Pricing adjustments appear to be playing a growing role, with 35.4% of listings reduced during the period, suggesting sellers are having to respond more actively to buyer resistance.

Regional variation is also evident, with London recording a notably lower conversion rate of 33.8%, indicating higher price sensitivity in the capital compared with the national average.

In terms of housing stock, three-bedroom semi-detached homes accounted for the largest share of activity, while two-bedroom bungalows recorded the strongest conversion performance, pointing to continued demand for more accessible and downsizer-friendly property types.

On the development side, planning applications fell by 10.5% compared with February. However, of those decided, approval rates remained high at 83%, suggesting that while fewer applications are being submitted, planning consent continues to be granted at a strong rate.

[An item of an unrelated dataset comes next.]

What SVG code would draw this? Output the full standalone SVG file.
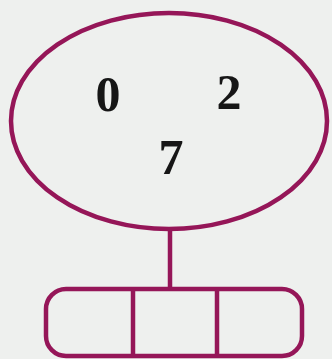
<svg xmlns="http://www.w3.org/2000/svg" width="332" height="359" viewBox="0 0 332 359">
<style>
.s{fill:none;stroke:#951658;stroke-width:4.5}
.t{font-family:"Liberation Serif","Times New Roman",serif;font-weight:bold;font-size:50px;fill:#161616;text-anchor:middle}
</style>
<rect width="332" height="359" fill="#eef0ee"/>
<g id="connectors">
<line class="s" x1="170" y1="229" x2="170" y2="290"/>
</g>
<g id="set">
<ellipse class="s" cx="169" cy="121" rx="158" ry="108"/>
<text class="t" x="108" y="111">0</text>
<text class="t" x="229" y="109">2</text>
<text class="t" x="171" y="174">7</text>
</g>
<g id="boxes">
<rect class="s" x="46" y="289" width="256" height="67" rx="20"/>
<line class="s" x1="133" y1="289" x2="133" y2="356"/>
<line class="s" x1="217" y1="289" x2="217" y2="356"/>
</g>
</svg>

Matt Gilpin, founder and CEO of Sprift, said: “The market hasn’t weakened. It’s become more selective. Supply is rising, buyers have more choice and conversion is falling, making this a pricing-driven market. Get the price right and homes sell. Get it wrong and they sit on the market.

“Our data shows that agents using real, property-level insight to align with local conditions are winning more instructions and converting them faster, while others are seeing stock build and reductions increase. In today’s market, pricing precision isn’t an advantage, it’s the difference between winning and losing.”